▶ _What you are asked to do_
Exactly the lines from the line containing "Clone this chart in Bokeh." through the line containing "from bokeh.core.properties import value" are to be echoed, with both included and pictures left out.

Source code of charts
┏━━

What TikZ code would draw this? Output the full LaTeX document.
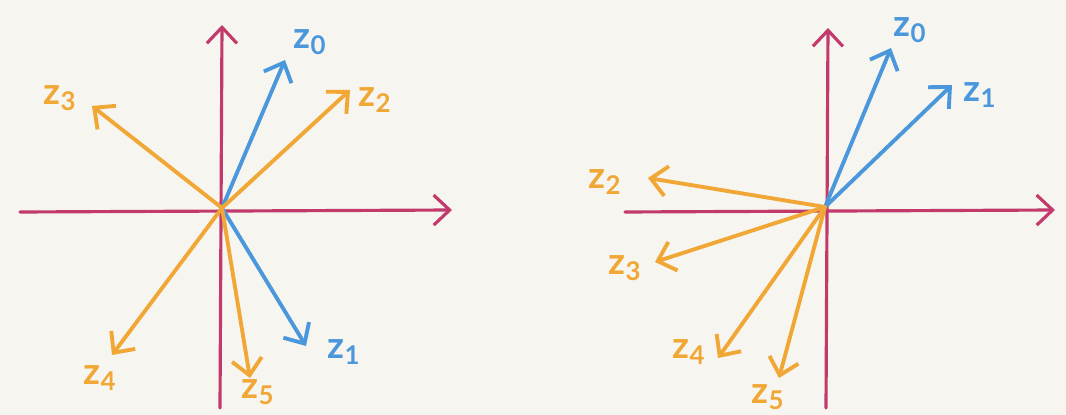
\documentclass[tikz,border=0pt]{standalone}
\usepackage{fontspec}
\setmainfont{Lato}
\usetikzlibrary{arrows.meta}

\definecolor{paper}{HTML}{F7F5EF}
\definecolor{axisred}{HTML}{C23A6B}
\definecolor{vecblue}{HTML}{4A97DC}
\definecolor{vecorange}{HTML}{F1A735}

\begin{document}
\begin{tikzpicture}[
  x=0.02cm, y=-0.02cm,
  axis/.style={-{Straight Barb[length=3.2mm,width=6mm]}, line width=1.8pt, axisred, line cap=round},
  vecb/.style={-{Straight Barb[length=3.2mm,width=6mm]}, line width=2.2pt, vecblue, line cap=round},
  veco/.style={-{Straight Barb[length=3.2mm,width=6mm]}, line width=2.2pt, vecorange, line cap=round},
  lbl/.style={font=\fontsize{21}{24}\selectfont\bfseries, inner sep=1pt}
]

\fill[paper] (0,0) rectangle (1066,415);
\useasboundingbox (0,0) rectangle (1066,415);

% left diagram
\coordinate (Lw) at (20,212);
\coordinate (Le) at (452,210);
\coordinate (Ls) at (220,408);
\coordinate (Ln) at (222,25);
\coordinate (LO) at (222,208);
\draw[axis] (Lw) -- (Le);
\draw[axis] (Ls) -- (Ln);

\coordinate (Lz0) at (285,60);
\coordinate (Lz1) at (306,346);
\coordinate (Lz2) at (350,90);
\coordinate (Lz3) at (92,106);
\coordinate (Lz4) at (112,355);
\coordinate (Lz5) at (250,378);
\draw[vecb] (LO) -- (Lz0);
\draw[vecb] (LO) -- (Lz1);
\foreach \v in {2,3,4,5} { \draw[veco] (LO) -- (Lz\v); }

\node[lbl, vecblue]   (Lt0) at (310,42)  {z\textsubscript{0}};
\node[lbl, vecblue]   (Lt1) at (344,352) {z\textsubscript{1}};
\node[lbl, vecorange] (Lt2) at (375,100) {z\textsubscript{2}};
\node[lbl, vecorange] (Lt3) at (60,98)   {z\textsubscript{3}};
\node[lbl, vecorange] (Lt4) at (100,378) {z\textsubscript{4}};
\node[lbl, vecorange] (Lt5) at (258,392) {z\textsubscript{5}};

% right diagram
\coordinate (Rw) at (625,212);
\coordinate (Re) at (1055,210);
\coordinate (Rs) at (826,408);
\coordinate (Rn) at (828,28);
\coordinate (RO) at (825,207);
\draw[axis] (Rw) -- (Re);
\draw[axis] (Rs) -- (Rn);

\coordinate (Rz0) at (891,48);
\coordinate (Rz1) at (952,85);
\coordinate (Rz2) at (648,178);
\coordinate (Rz3) at (655,262);
\coordinate (Rz4) at (718,358);
\coordinate (Rz5) at (779,378);
\draw[vecb] (RO) -- (Rz0);
\draw[vecb] (RO) -- (Rz1);
\foreach \v in {2,3,4,5} { \draw[veco] (RO) -- (Rz\v); }

\node[lbl, vecblue]   (Rt0) at (910,30)  {z\textsubscript{0}};
\node[lbl, vecblue]   (Rt1) at (980,95)  {z\textsubscript{1}};
\node[lbl, vecorange] (Rt2) at (605,182) {z\textsubscript{2}};
\node[lbl, vecorange] (Rt3) at (625,268) {z\textsubscript{3}};
\node[lbl, vecorange] (Rt4) at (689,352) {z\textsubscript{4}};
\node[lbl, vecorange] (Rt5) at (768,397) {z\textsubscript{5}};

\end{tikzpicture}
\end{document}
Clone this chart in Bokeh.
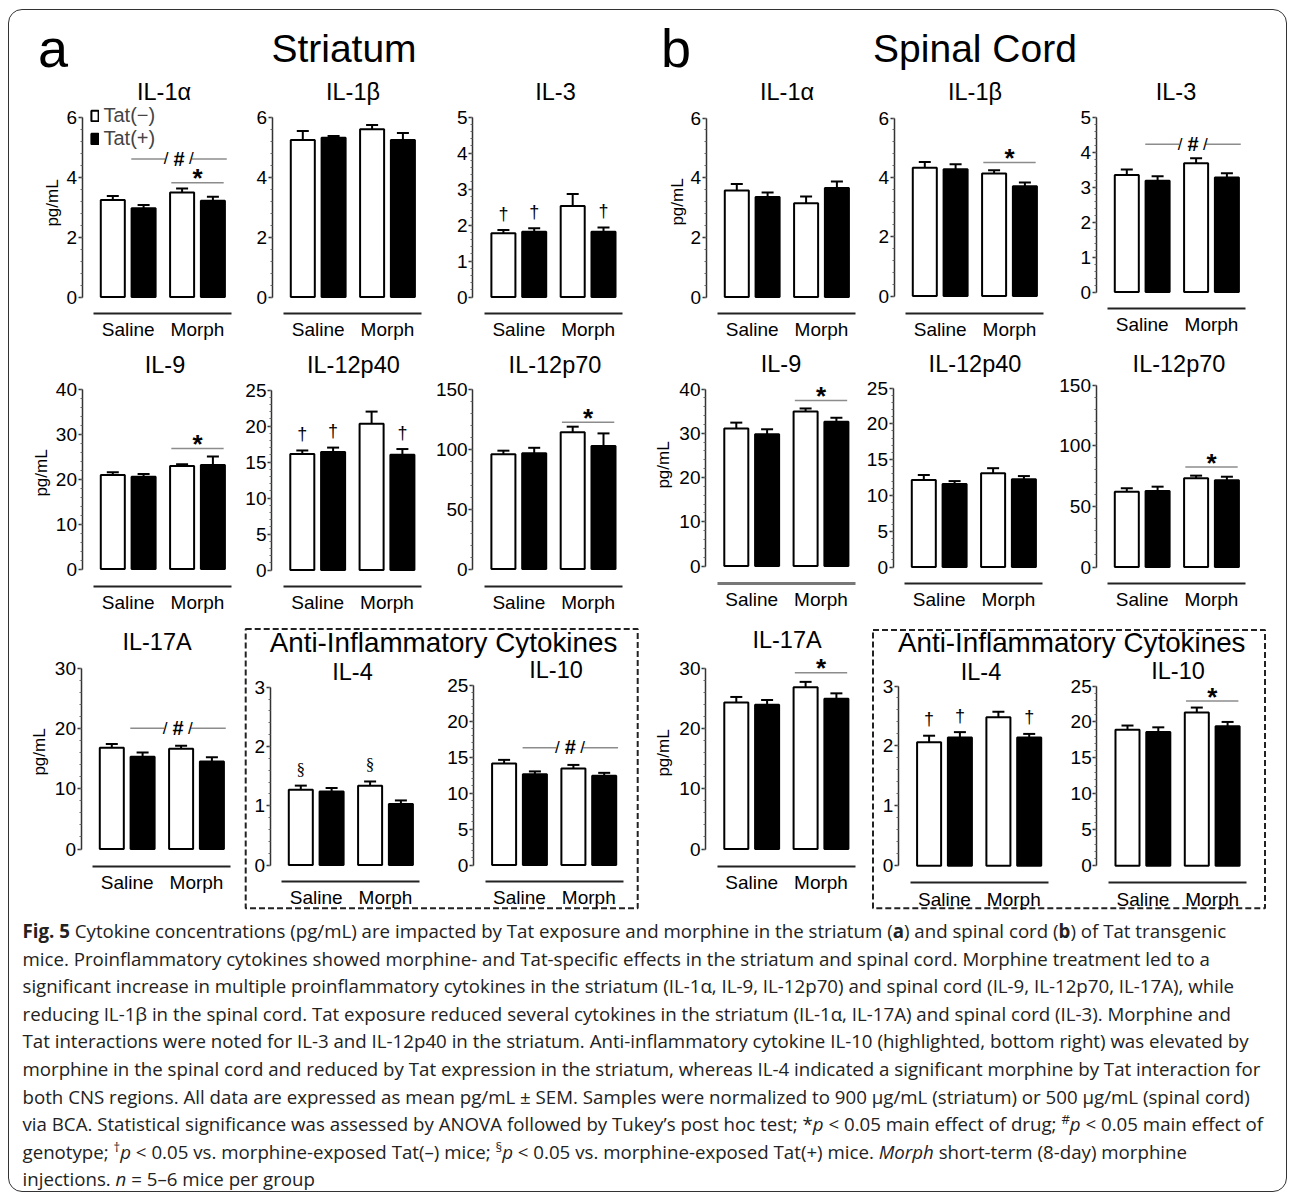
import math
from bokeh.plotting import figure
from bokeh.models import (Range1d, LinearAxis, FixedTicker, SingleIntervalTicker,
                          ColumnDataSource, Whisker, TeeHead, Legend, LegendItem, Div)
from bokeh.layouts import column
from bokeh.embed import file_html
from bokeh.resources import INLINE
from bokeh.core.properties import value

# ------------------------------------------------------------------ data
groups = ["Saline", "Morph"]
genotypes = ["Tat(−)", "Tat(+)"]
cytokines = ["IL-1α", "IL-1β", "IL-3", "IL-9", "IL-12p40", "IL-12p70", "IL-17A", "IL-4", "IL-10"]

striatum_ymax = [6, 6, 5, 40, 25, 150, 30, 3, 25]
striatum_step = [2, 2, 1, 10, 5, 50, 10, 1, 5]
# order: Saline Tat(-), Saline Tat(+), Morph Tat(-), Morph Tat(+)
striatum_mean = [
    [3.23, 2.96, 3.48, 3.21],
    [5.23, 5.31, 5.59, 5.23],
    [1.77, 1.81, 2.53, 1.81],
    [20.9, 20.5, 22.9, 23.1],
    [16.1, 16.4, 20.3, 16.0],
    [95.6, 96.4, 113.9, 102.5],
    [16.8, 15.3, 16.6, 14.5],
    [1.27, 1.24, 1.34, 1.03],
    [14.1, 12.6, 13.4, 12.4],
]
striatum_sem = [
    [0.14, 0.11, 0.14, 0.13],
    [0.30, 0.06, 0.14, 0.24],
    [0.09, 0.10, 0.33, 0.12],
    [0.6, 0.6, 0.4, 1.9],
    [0.5, 0.6, 1.7, 0.8],
    [3.0, 4.6, 4.7, 10.5],
    [0.6, 0.7, 0.5, 0.7],
    [0.07, 0.06, 0.07, 0.06],
    [0.5, 0.4, 0.5, 0.4],
]
striatum_drug = [3.81, None, None, 26.8, None, 122.2, None, None, None]      # * bar level
striatum_geno = [4.6, None, None, None, None, None, 20.0, None, 16.3]        # # bar level
striatum_dagger = [[], [], [0, 1, 3], [], [0, 1, 3], [], [], [], []]
striatum_section = [[], [], [], [], [], [], [], [0, 2], []]

spinal_ymax = [6, 6, 5, 40, 25, 150, 30, 3, 25]
spinal_step = [2, 2, 1, 10, 5, 50, 10, 1, 5]
spinal_mean = [
    [3.57, 3.35, 3.14, 3.65],
    [4.32, 4.27, 4.13, 3.70],
    [3.34, 3.18, 3.68, 3.27],
    [31.1, 29.8, 34.9, 32.6],
    [12.15, 11.6, 13.1, 12.25],
    [62.1, 62.7, 73.1, 71.5],
    [24.3, 23.9, 26.8, 24.9],
    [2.06, 2.14, 2.48, 2.14],
    [18.9, 18.6, 21.3, 19.4],
]
spinal_sem = [
    [0.22, 0.15, 0.23, 0.22],
    [0.20, 0.17, 0.11, 0.13],
    [0.16, 0.13, 0.14, 0.12],
    [1.3, 1.1, 0.7, 0.9],
    [0.7, 0.4, 0.7, 0.45],
    [2.8, 3.5, 2.2, 2.9],
    [0.9, 0.8, 0.9, 0.9],
    [0.11, 0.09, 0.09, 0.06],
    [0.6, 0.65, 0.7, 0.6],
]
spinal_drug = [None, 4.50, None, 37.4, None, 82.4, 29.2, None, 22.9]
spinal_geno = [None, None, 4.22, None, None, None, None, None, None]
spinal_dagger = [[], [], [], [], [], [], [], [0, 1, 3], []]
spinal_section = [[], [], [], [], [], [], [], [], []]

caption_lines = [
    "<b>Fig. 5</b> Cytokine concentrations (pg/mL) are impacted by Tat exposure and morphine in the striatum (<b>a</b>) and spinal cord (<b>b</b>) of Tat transgenic",
    "mice. Proinflammatory cytokines showed morphine- and Tat-specific effects in the striatum and spinal cord. Morphine treatment led to a",
    "significant increase in multiple proinflammatory cytokines in the striatum (IL-1α, IL-9, IL-12p70) and spinal cord (IL-9, IL-12p70, IL-17A), while",
    "reducing IL-1β in the spinal cord. Tat exposure reduced several cytokines in the striatum (IL-1α, IL-17A) and spinal cord (IL-3). Morphine and",
    "Tat interactions were noted for IL-3 and IL-12p40 in the striatum. Anti-inflammatory cytokine IL-10 (highlighted, bottom right) was elevated by",
    "morphine in the spinal cord and reduced by Tat expression in the striatum, whereas IL-4 indicated a significant morphine by Tat interaction for",
    "both CNS regions. All data are expressed as mean pg/mL ± SEM. Samples were normalized to 900 μg/mL (striatum) or 500 μg/mL (spinal cord)",
    "via BCA. Statistical significance was assessed by ANOVA followed by Tukey’s post hoc test; *<i>p</i> &lt; 0.05 main effect of drug; <sup>#</sup><i>p</i> &lt; 0.05 main effect of",
    "genotype; <sup>†</sup><i>p</i> &lt; 0.05 vs. morphine-exposed Tat(–) mice; <sup>§</sup><i>p</i> &lt; 0.05 vs. morphine-exposed Tat(+) mice. <i>Morph</i> short-term (8-day) morphine",
    "injections. <i>n</i> = 5–6 mice per group",
]

# ------------------------------------------------------------------ layout (page px)
striatum_geo = [
    dict(ax=82, y0=297, yt=117, line=313, tx=164, tb=100, ylab=(52, 203)),
    dict(ax=272, y0=297, yt=117, line=313, tx=353, tb=100),
    dict(ax=472.6, y0=297, yt=117, line=313, tx=555.5, tb=100),
    dict(ax=82, y0=569, yt=389, line=586, tx=165, tb=373, ylab=(41, 473)),
    dict(ax=271.5, y0=570, yt=390, line=586, tx=353.4, tb=373),
    dict(ax=472.6, y0=569, yt=389, line=586, tx=555, tb=373),
    dict(ax=81, y0=849, yt=668, line=866, tx=157, tb=650, ylab=(39, 752)),
    dict(ax=270, y0=865, yt=687.3, line=881, tx=352.5, tb=680),
    dict(ax=473.3, y0=865, yt=685, line=881, tx=556, tb=678),
]
spinal_geo = [
    dict(ax=706, y0=297, yt=118, line=313, tx=787, tb=100, ylab=(677, 202)),
    dict(ax=894, y0=296, yt=118, line=313, tx=975, tb=100),
    dict(ax=1096, y0=292, yt=117, line=308, tx=1176, tb=100),
    dict(ax=705.5, y0=566, yt=389, line=583, tx=781, tb=372, ylab=(663, 465), lc="#777", lw=3),
    dict(ax=893, y0=567, yt=388, line=583, tx=975, tb=372),
    dict(ax=1096, y0=567, yt=385, line=583, tx=1179, tb=372),
    dict(ax=705.5, y0=849, yt=668, line=866, tx=787, tb=648, ylab=(663, 753)),
    dict(ax=898.3, y0=865.7, yt=686, line=882.5, tx=981, tb=680),
    dict(ax=1096.7, y0=865.7, yt=686, line=882.5, tx=1178, tb=679),
]

W, HF, HC = 1277, 906, 275
MARGIN_TOP, MARGIN_LEFT, BORDER = 9, 8, 1.5
OX, OY = MARGIN_LEFT + BORDER, MARGIN_TOP + BORDER   # page position of the figure origin
SX = 30.8                  # px per x unit inside a panel
FONT = "Liberation Sans"
MID = 0.36                 # em distance from alphabetic baseline to em-box middle


def fx(xp):
    return xp - OX


def fy(yp):
    return yp - OY


p = figure(width=W, height=HF, x_range=Range1d(0, W), y_range=Range1d(HF, 0),
           x_axis_type=None, y_axis_type=None, toolbar_location=None,
           output_backend="svg", min_border=0, outline_line_color=None,
           background_fill_alpha=0, border_fill_alpha=0)


def txt(x, y, s, size, upu=-1.0, align="center", baseline="alphabetic", bold=False,
        font=FONT, angle=0.0, color="black", **kw):
    # y is given as the alphabetic baseline; rendered with a "middle" anchor
    if baseline == "alphabetic":
        y = y + upu * MID * size
        baseline = "middle"
    p.text(x=[x], y=[y], text=[s], text_font=value(font), text_font_size="%gpx" % size,
           text_align=align, text_baseline=baseline, angle=angle, text_color=color,
           text_font_style="bold" if bold else "normal", **kw)


def draw_panel(key, name, ymax, step, mean, sem, drug, geno, dag, sec, g, legend=False):
    axf = g["ax"] - OX
    pxu = (g["y0"] - g["yt"]) / ymax
    y0f = g["y0"] - OY
    xn, yn = "x" + key, "y" + key
    p.extra_x_ranges[xn] = Range1d(-axf / SX, (W - axf) / SX)
    p.extra_y_ranges[yn] = Range1d(-(HF - y0f) / pxu, y0f / pxu)
    kw = dict(x_range_name=xn, y_range_name=yn)
    up = 1.0 / pxu

    xs = [1 + gi * 2.25 + ti for gi in range(len(groups)) for ti in range(len(genotypes))]
    hi = [m + e for m, e in zip(mean, sem)]
    rends = []
    for ti, fill in enumerate(["white", "black"]):
        idx = [gi * 2 + ti for gi in range(len(groups))]
        src = ColumnDataSource(dict(x=[xs[i] for i in idx], top=[mean[i] for i in idx],
                                    hi=[hi[i] for i in idx]))
        r = p.vbar(x="x", top="top", bottom=0, width=0.78, source=src, fill_color=fill,
                   line_color="black", line_width=2, **kw)
        p.add_layout(Whisker(source=src, base="x", lower="top", upper="hi", dimension="height",
                             line_width=2, line_color="black",
                             upper_head=TeeHead(size=12, line_width=2, line_color="black"),
                             lower_head=None, **kw))
        rends.append(r)

    yax = LinearAxis(fixed_location=0, bounds=(0, ymax),
                     ticker=SingleIntervalTicker(interval=step, num_minor_ticks=5),
                     axis_line_width=1.5, axis_line_color="#333",
                     major_tick_out=4, major_tick_in=0, major_tick_line_width=1.5,
                     major_tick_line_color="#333",
                     minor_tick_out=2, minor_tick_in=0, minor_tick_line_color="#666",
                     major_label_standoff=1, major_label_text_font_size="19px",
                     major_label_text_font=FONT, major_label_text_color="black", **kw)
    p.add_layout(yax, "left")

    lv = -(g["line"] - g["y0"]) / pxu
    centers = [(xs[0] + xs[1]) / 2, (xs[2] + xs[3]) / 2]
    overrides = {}
    for c, gname in zip(centers, groups):
        overrides[c] = gname
        overrides[str(c)] = gname
    xax = LinearAxis(fixed_location=lv, bounds=(0.38, 4.87),
                     ticker=FixedTicker(ticks=centers, minor_ticks=[]),
                     major_label_overrides=overrides,
                     axis_line_width=g.get("lw", 2), axis_line_color=g.get("lc", "#222"),
                     major_tick_out=0, major_tick_in=0, major_tick_line_color=None,
                     minor_tick_line_color=None, major_label_standoff=6,
                     major_label_text_font_size="19px", major_label_text_font=FONT,
                     major_label_text_color="black", **kw)
    p.add_layout(xax, "below")

    # significance: drug effect (*)
    if drug is not None:
        p.segment(x0=[2.9], x1=[4.6], y0=[drug], y1=[drug], line_color="#8c8c8c",
                  line_width=1.5, **kw)
        txt(3.75, drug - 5 * up, "*", 26, upu=up, bold=True, **kw)
    # genotype effect (#)
    if geno is not None:
        mid = 3.15
        p.segment(x0=[1.6, mid + 0.42], x1=[mid - 0.45, 4.7], y0=[geno, geno], y1=[geno, geno],
                  line_color="#8c8c8c", line_width=1.5, **kw)
        txt(mid, geno - 7 * up, "#", 20, upu=up, bold=True, **kw)
        txt(mid - 0.42, geno - 6 * up, "/", 17, upu=up, **kw)
        txt(mid + 0.40, geno - 6 * up, "/", 17, upu=up, **kw)
    for i in dag:
        txt(xs[i], hi[i] + 10 * up, "†", 18, upu=up, **kw)
    for i in sec:
        txt(xs[i], hi[i] + 10.5 * up, "§", 17, upu=up, font="Liberation Serif", **kw)

    # title and y label
    txt(fx(g["tx"]), fy(g["tb"]), name, 23.5)
    if "ylab" in g:
        txt(fx(g["ylab"][0]), fy(g["ylab"][1]), "pg/mL", 17, baseline="middle",
            angle=math.pi / 2)

    if legend:
        lg = Legend(items=[LegendItem(label=value(genotypes[0]), renderers=[rends[0]]),
                           LegendItem(label=value(genotypes[1]), renderers=[rends[1]])],
                    location=(fx(90), HF - fy(150)), border_line_color=None,
                    background_fill_alpha=0, label_text_font_size="20px",
                    label_text_font=FONT, glyph_width=9, glyph_height=13,
                    label_standoff=5, spacing=0, padding=0, margin=0, label_height=22)
        p.add_layout(lg)


for i, name in enumerate(cytokines):
    draw_panel("s%d" % i, name, striatum_ymax[i], striatum_step[i], striatum_mean[i],
               striatum_sem[i], striatum_drug[i], striatum_geno[i], striatum_dagger[i],
               striatum_section[i], striatum_geo[i], legend=(i == 0))
    draw_panel("c%d" % i, name, spinal_ymax[i], spinal_step[i], spinal_mean[i],
               spinal_sem[i], spinal_drug[i], spinal_geno[i], spinal_dagger[i],
               spinal_section[i], spinal_geo[i])

# headings
txt(fx(38), fy(67), "a", 54, align="left")
txt(fx(344), fy(63), "Striatum", 39)
txt(fx(661), fy(67), "b", 54, align="left")
txt(fx(975), fy(63), "Spinal Cord", 39)

# anti-inflammatory boxes
for (l, r, t, b, cx) in [(245.7, 637.7, 629, 908.3, 443.5), (873, 1265, 630, 908.3, 1071.7)]:
    p.quad(left=[fx(l)], right=[fx(r)], top=[fy(t)], bottom=[fy(b)], fill_color=None,
           line_color="#222", line_width=2, line_dash="6 3")
    txt(fx(cx), fy(653), "Anti-Inflammatory Cytokines", 27.8)

# caption
html = ("<div style=\"font-family:'Open Sans';font-size:18.7px;line-height:27.6px;"
        "white-space:nowrap;color:#222;padding-left:13.5px;padding-top:1px;\">"
        + "<br>".join(l.replace("<sup>", "<sup style='font-size:70%;line-height:0'>")
                      for l in caption_lines)
        + "</div>")
cap = Div(text=html, width=W, height=HC, margin=0)

layout = column(p, cap, margin=(MARGIN_TOP, 0, 0, MARGIN_LEFT),
                styles={"border": "1.5px solid #333", "border-radius": "14px"})

open("out.html", "w").write(file_html(layout, INLINE))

┗━━

▶ _Exercise answer_
Clone this chart in Bokeh.
import math
from bokeh.plotting import figure
from bokeh.models import (Range1d, LinearAxis, FixedTicker, SingleIntervalTicker,
                          ColumnDataSource, Whisker, TeeHead, Legend, LegendItem, Div)
from bokeh.layouts import column
from bokeh.embed import file_html
from bokeh.resources import INLINE
from bokeh.core.properties import value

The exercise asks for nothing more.